Yes, indeed, Jennifer is quite beautiful.
Seeing Jennifer of Troy again, it brought back positive feelings towards Franklin & Bash, when the show operated on logic rather than only gimmicks, when we were given odd cases but ones with heart. I dreaded the main story because it ran the risk of turning Jennifer into a joke. However, over the course of the episode we see that Jennifer isn't delusional. Instead, she is supremely confident in herself. Yes, she is not 'traditionally' beautiful, but Jennifer instead has an ability to charm and disarm people, going easily through life thoroughly aware that people will see her as she sees herself. If she sees herself as beautiful and fascinating, others will too. Indeed we find that this the case, as Infeld, a man who is no stranger to the charms of ladies, finds himself all but besotted by Jennifer thanks to her ebullient nature and inability to perceive that anyone wouldn't see her in any other way.

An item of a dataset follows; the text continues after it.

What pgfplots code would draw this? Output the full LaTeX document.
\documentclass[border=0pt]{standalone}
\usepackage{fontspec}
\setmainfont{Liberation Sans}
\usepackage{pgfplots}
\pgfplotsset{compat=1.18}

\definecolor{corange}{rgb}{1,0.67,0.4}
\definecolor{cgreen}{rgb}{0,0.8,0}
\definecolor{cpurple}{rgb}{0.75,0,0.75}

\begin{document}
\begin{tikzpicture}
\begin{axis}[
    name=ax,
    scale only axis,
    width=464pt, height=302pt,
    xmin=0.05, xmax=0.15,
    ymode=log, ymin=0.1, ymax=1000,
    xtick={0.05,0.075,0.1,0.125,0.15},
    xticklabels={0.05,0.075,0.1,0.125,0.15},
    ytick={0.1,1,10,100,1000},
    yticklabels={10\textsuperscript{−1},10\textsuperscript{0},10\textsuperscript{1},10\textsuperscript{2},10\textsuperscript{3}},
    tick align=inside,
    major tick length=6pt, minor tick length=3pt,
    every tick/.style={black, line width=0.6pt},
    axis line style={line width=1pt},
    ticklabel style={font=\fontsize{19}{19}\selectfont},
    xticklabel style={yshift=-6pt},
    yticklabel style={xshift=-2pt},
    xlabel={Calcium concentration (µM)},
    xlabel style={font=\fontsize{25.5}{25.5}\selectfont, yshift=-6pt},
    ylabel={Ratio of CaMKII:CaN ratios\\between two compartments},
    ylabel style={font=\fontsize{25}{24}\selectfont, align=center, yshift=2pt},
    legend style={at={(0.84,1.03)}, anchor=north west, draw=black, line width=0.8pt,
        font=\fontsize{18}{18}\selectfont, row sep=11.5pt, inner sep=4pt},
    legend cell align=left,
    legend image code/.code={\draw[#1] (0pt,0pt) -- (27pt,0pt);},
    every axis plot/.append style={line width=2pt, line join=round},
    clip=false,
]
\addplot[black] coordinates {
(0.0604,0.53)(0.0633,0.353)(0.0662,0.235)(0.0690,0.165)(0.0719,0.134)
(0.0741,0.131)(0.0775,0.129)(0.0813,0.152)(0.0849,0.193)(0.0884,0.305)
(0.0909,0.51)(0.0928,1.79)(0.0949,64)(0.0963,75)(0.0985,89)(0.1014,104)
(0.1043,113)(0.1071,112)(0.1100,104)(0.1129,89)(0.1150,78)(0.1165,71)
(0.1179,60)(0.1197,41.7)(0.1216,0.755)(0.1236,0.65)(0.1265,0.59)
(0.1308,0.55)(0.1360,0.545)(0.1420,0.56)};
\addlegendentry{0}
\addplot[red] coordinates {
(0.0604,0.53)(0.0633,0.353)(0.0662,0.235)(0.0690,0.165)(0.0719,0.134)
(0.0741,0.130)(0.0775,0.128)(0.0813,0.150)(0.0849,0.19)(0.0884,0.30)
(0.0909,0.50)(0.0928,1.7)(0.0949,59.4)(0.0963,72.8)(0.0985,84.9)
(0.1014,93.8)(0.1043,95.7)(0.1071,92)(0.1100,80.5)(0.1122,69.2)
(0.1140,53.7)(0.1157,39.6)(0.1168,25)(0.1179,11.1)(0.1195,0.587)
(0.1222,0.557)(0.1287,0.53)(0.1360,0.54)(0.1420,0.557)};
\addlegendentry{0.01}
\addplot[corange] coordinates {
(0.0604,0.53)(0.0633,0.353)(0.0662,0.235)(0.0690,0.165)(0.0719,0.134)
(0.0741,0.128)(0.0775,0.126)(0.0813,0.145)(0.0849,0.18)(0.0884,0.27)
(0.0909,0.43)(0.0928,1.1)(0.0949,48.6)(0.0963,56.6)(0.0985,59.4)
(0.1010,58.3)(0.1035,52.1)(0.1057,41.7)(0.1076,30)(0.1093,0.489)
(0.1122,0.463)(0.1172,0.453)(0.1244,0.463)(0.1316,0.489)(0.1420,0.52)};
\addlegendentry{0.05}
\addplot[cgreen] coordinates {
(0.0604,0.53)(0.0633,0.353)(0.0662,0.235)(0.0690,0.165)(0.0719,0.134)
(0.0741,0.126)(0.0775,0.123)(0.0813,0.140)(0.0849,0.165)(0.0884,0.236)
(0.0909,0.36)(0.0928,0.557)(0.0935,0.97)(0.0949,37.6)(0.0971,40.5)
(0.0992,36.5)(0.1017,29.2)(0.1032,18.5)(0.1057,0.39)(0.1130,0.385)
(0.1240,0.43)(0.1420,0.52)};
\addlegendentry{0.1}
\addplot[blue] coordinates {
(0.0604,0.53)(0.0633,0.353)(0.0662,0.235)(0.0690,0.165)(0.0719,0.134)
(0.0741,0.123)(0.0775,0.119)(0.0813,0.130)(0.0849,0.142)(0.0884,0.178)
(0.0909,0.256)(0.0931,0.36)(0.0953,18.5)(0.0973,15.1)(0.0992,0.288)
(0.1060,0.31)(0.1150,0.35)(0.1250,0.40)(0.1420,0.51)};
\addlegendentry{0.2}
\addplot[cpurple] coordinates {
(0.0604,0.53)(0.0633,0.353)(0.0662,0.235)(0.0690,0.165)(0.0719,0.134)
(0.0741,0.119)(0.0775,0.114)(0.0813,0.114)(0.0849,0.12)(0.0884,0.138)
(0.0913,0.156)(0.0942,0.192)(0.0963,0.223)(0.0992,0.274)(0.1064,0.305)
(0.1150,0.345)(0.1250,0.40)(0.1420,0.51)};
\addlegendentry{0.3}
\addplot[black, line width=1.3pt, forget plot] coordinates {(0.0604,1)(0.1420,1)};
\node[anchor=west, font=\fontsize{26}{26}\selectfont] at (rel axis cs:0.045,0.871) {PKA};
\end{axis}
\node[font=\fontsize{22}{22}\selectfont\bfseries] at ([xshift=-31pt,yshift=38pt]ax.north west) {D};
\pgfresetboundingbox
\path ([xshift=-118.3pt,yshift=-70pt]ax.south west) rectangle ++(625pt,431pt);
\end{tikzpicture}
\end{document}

Bell leads the guest stars in a great performance. She's bubbly without being insipid, charming without being cloying, and so assured of her beauty that even when one wants to persuade her otherwise, one either doesn't have the heart or the logic to change her mind. The other guest stars (such as Nam and Choi) did what they could to make their characters realistic, though given that the Chinatown story was not as good gave them limited material to work with.

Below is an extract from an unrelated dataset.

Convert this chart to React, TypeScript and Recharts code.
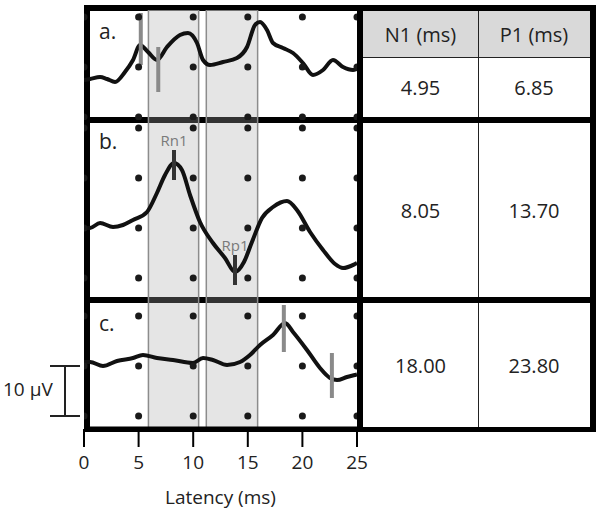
import React from "react";
import { LineChart, Line, XAxis, YAxis, ReferenceArea, ReferenceDot, ReferenceLine } from "recharts";

const xTicks = [0, 5, 10, 15, 20, 25];

// waveform a.
const latencyA = [0, 0.55, 1.47, 2.11, 2.84, 3.75, 4.49, 5.13, 5.86, 6.68, 7.6, 8.79, 9.52, 10.35, 10.9, 11.54, 12.73, 14.01, 14.93, 15.66, 16.12, 16.76, 17.31, 18.22, 19.14, 20.05, 20.97, 21.89, 22.8, 23.72, 24.63, 25];
const voltageA = [-2.6, -2.4, -2.0, -2.4, -3.0, -1.0, 1.4, 4.4, 3.0, 1.4, 4.0, 6.4, 6.8, 4.8, 1.4, 0.4, 1.0, 1.8, 4.0, 8.4, 9.0, 7.4, 4.8, 3.8, 2.8, 0.8, -1.6, -0.6, 1.4, 0, -0.6, -0.4];

// waveform b.
const latencyB = [0, 0.55, 1.47, 2.66, 3.57, 4.49, 5.77, 6.68, 7.42, 8.24, 8.97, 9.71, 10.62, 11.81, 12.91, 13.83, 14.65, 15.38, 16.3, 17.31, 18.59, 19.5, 20.7, 21.89, 22.99, 23.72, 24.82, 25];
const voltageB = [0, 0, 1.0, 0.2, 0.6, 1.6, 3.2, 7.0, 10.6, 13.0, 11.6, 6.6, 1.2, -3.0, -6.0, -8.8, -6.8, -2.8, 2.0, 4.2, 5.4, 3.6, -0.8, -4.4, -7.2, -8.0, -7.2, -7.0];

// waveform c.
const latencyC = [0, 0.55, 1.74, 3.02, 4.49, 5.4, 6.68, 8.15, 9.98, 10.9, 11.81, 13.1, 14.29, 15.2, 16.12, 17.31, 18.41, 19.14, 20.42, 21.61, 22.53, 23.17, 24.08, 24.82, 25];
const voltageC = [0.8, 0.8, 0, 1.0, 1.6, 2.2, 1.6, 1.2, 0.6, 1.6, 1.2, 0.2, 0.8, 2.2, 4.2, 6.2, 8.6, 6.8, 3.2, -0.4, -2.4, -2.8, -2.2, -1.8, -1.7];

// peak markers (latency, top, bottom in µV)
const markerLatencyA = [5.2, 6.8];
const markerTopA = [10.8, 4.0];
const markerBottomA = [0.4, -5.0];
const markerLatencyB = [8.24, 13.83];
const markerTopB = [15.6, -5.4];
const markerBottomB = [9.6, -11.4];
const markerLabelB = ["Rn1", "Rp1"];
const markerLatencyC = [18.3, 22.7];
const markerTopC = [12.2, 2.6];
const markerBottomC = [2.8, -6.4];

// grid dot rows (µV)
const dotRowsA = [10, 0, -10];
const dotRowsB = [20, 10, 0, -10];
const dotRowsC = [10, 0, -10];

// shaded windows (ms)
const windowStart = [5.9, 11.2];
const windowEnd = [10.5, 15.9];

// table
const tableHeader = ["N1 (ms)", "P1 (ms)"];
const n1Values = ["4.95", "8.05", "18.00"];
const p1Values = ["6.85", "13.70", "23.80"];
const panelLabels = ["a.", "b.", "c."];

const FONT = "'Open Sans', sans-serif";

const zip = (t: number[], v: number[]) => t.map((x, i) => ({ t: x, v: v[i] }));

const gridDots = (rows: number[]) =>
  rows.flatMap((v) =>
    xTicks.map((t) => (
      <ReferenceDot key={`d-${t}-${v}`} x={t} y={v} r={3.5} fill="#1a1a1a" stroke="none" ifOverflow="visible" />
    ))
  );

function Panel({ top, height, domain, data, rows, mt, mTop, mBot, mColor, mLabels }: any) {
  return (
    <div style={{ position: "absolute", left: 84, top }}>
      <LineChart width={273} height={height} data={data} margin={{ top: 0, right: 0, bottom: 0, left: 0 }}>
        <XAxis dataKey="t" type="number" domain={[0, 25]} hide />
        <YAxis type="number" domain={domain} hide allowDataOverflow />
        {gridDots(rows)}
        <Line type="monotone" dataKey="v" stroke="#111" strokeWidth={4} dot={false} isAnimationActive={false} />
        {mt.map((t: number, i: number) => (
          <ReferenceLine
            key={`m-${i}`}
            segment={[{ x: t, y: mTop[i] }, { x: t, y: mBot[i] }]}
            stroke={mColor}
            strokeWidth={4}
            ifOverflow="visible"
            label={mLabels ? { value: mLabels[i], position: "top", fill: "#7a7a7a", fontSize: 15, fontFamily: FONT, offset: 4 } : undefined}
          />
        ))}
      </LineChart>
    </div>
  );
}

const bar = (left: number, top: number, width: number, height: number, bg = "#000") => (
  <div key={`${left}-${top}-${width}-${height}`} style={{ position: "absolute", left, top, width, height, background: bg }} />
);

const cell = (text: string, left: number, top: number, width: number, height: number) => (
  <div
    key={`c-${text}-${left}-${top}`}
    style={{
      position: "absolute", left, top, width, height, display: "flex", alignItems: "center",
      justifyContent: "center", fontSize: 20, color: "#222", fontFamily: FONT,
    }}
  >
    {text}
  </div>
);

export default function App() {
  const rowTops = [57, 123, 303];
  const rowHeights = [60, 174, 124];
  const labelTops = [21, 131, 313];

  return (
    <div style={{ position: "absolute", left: 0, top: 0, width: 600, height: 516, background: "#fff", overflow: "hidden", fontFamily: FONT }}>
      {/* table header fill */}
      {bar(363, 11, 227, 46, "#d9d9d9")}
      {bar(363, 56.5, 227, 1.2, "#222")}
      {bar(477.5, 10, 1.5, 418, "#222")}

      {/* frame */}
      {bar(84, 5, 512, 6)}
      {bar(84, 5, 6, 427)}
      {bar(84, 117, 512, 6)}
      {bar(84, 297, 512, 6)}
      {bar(84, 427, 512, 5)}
      {bar(357, 5, 6, 427)}
      {bar(590, 5, 6, 427)}

      {/* shaded windows + latency axis */}
      <div style={{ position: "absolute", left: 64, top: 10 }}>
        <LineChart width={313} height={506} data={[{ t: 0, v: 0 }, { t: 25, v: 1 }]} margin={{ top: 0, right: 20, bottom: 0, left: 20 }}>
          <XAxis
            dataKey="t"
            type="number"
            domain={[0, 25]}
            ticks={xTicks}
            interval={0}
            height={87}
            axisLine={{ stroke: "#000", strokeWidth: 5 }}
            tickLine={{ stroke: "#000", strokeWidth: 2 }}
            tickSize={18}
            tickMargin={9}
            tick={{ fontSize: 19, fill: "#222", fontFamily: FONT }}
            label={{ value: "Latency (ms)", position: "insideBottom", offset: 12, fontSize: 19, fill: "#222", fontFamily: FONT }}
          />
          <YAxis type="number" domain={[0, 1]} hide />
          <Line dataKey="v" stroke="none" dot={false} isAnimationActive={false} />
          {windowStart.map((s, i) => (
            <ReferenceArea key={`w-${i}`} x1={s} x2={windowEnd[i]} y1={0} y2={1} fill="#a8a8a8" fillOpacity={0.3} stroke="#8c8c8c" strokeWidth={1.5} ifOverflow="visible" />
          ))}
        </LineChart>
      </div>

      <Panel top={7} height={113} domain={[-10.6, 12]} data={zip(latencyA, voltageA)} rows={dotRowsA}
        mt={markerLatencyA} mTop={markerTopA} mBot={markerBottomA} mColor="#8a8a8a" />
      <Panel top={120} height={180} domain={[-14.4, 21.6]} data={zip(latencyB, voltageB)} rows={dotRowsB}
        mt={markerLatencyB} mTop={markerTopB} mBot={markerBottomB} mColor="#333" mLabels={markerLabelB} />
      <Panel top={300} height={129} domain={[-12.6, 13.2]} data={zip(latencyC, voltageC)} rows={dotRowsC}
        mt={markerLatencyC} mTop={markerTopC} mBot={markerBottomC} mColor="#8a8a8a" />

      {/* panel letters */}
      {panelLabels.map((l, i) => (
        <div key={l} style={{ position: "absolute", left: 99, top: labelTops[i], fontSize: 21, lineHeight: 1, color: "#222" }}>{l}</div>
      ))}

      {/* 10 µV scale bar */}
      {bar(64, 366, 2, 50, "#222")}
      {bar(50, 365, 30, 2, "#222")}
      {bar(50, 415, 30, 2, "#222")}
      <div style={{ position: "absolute", left: 3, top: 380, fontSize: 19, lineHeight: 1, color: "#222", whiteSpace: "nowrap" }}>10 µV</div>

      {/* table text */}
      {cell(tableHeader[0], 363, 11, 115, 46)}
      {cell(tableHeader[1], 478, 11, 112, 46)}
      {n1Values.map((v, i) => cell(v, 363, rowTops[i], 115, rowHeights[i]))}
      {p1Values.map((v, i) => cell(v, 478, rowTops[i], 112, rowHeights[i]))}
    </div>
  );
}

Out of the main cast, I think Diamond did the best. He continues to be my favorite Franklin & Bash character (is there such a thing as Team Damien?), and we see this at the end, when he gives up the guitar. Whatever Karp's faults, he is a man of his word. He is also funny without being completely stupid. Hanna asks him if he'd like to try beer Jenga, and he asks if it's imported.
The story also has genuinely funny moments. When Jared and Peter walk in on Karp attempting his best kowtow while in front of Infeld, Karp retorts, "Oh, I'm just fluffing. You're next." Personally, I was astonished that both Damien and Reed could say such a thing (or that Karp knows what 'fluffing' is). I found it both funny and daring. It's also hard not to smile when Jennifer refers to herself as "the Norma Rae of beautiful women".
The one aspect I wasn't thrilled about was Franklin & Bash's boy Toy. This whole 'aren't the Chinese really odd' business skated close to being stereotypes, and the fact that they cared for Gene only so far as what he could do for them (fix their hardware) makes them rather terrible people. Further, how neither Jared and Peter figured love was at the center of this whole brouhaha I don't get. Then again, Jared thought that Chinatown was full of triads and 'black rain'. In a rare turn of events, it was PETER who told him that 'black rain' was related to Japan not China. Usually, Peter is the idiot. However, somehow I got the sense that Jennifer of Troy was ridiculing more Infeld's ideas of the Chinese (such as the legendary Council of Elders) than the Chinese themselves, at least by the end of the episode.
With Franklin & Bash being such a mess today, it is nice to remember and rewatch episodes like Jennifer of Troy. Stories like these are the reasons I loved the show, finding it a great mixture of comedy and heart. Now I think that Franklin & Bash has devolved into one where our heroes grow more stupid, the cases more nonsensical, the tone more harsh. However, for now I find that at least the First Season of Franklin & Bash was like Jennifer...quite beautiful.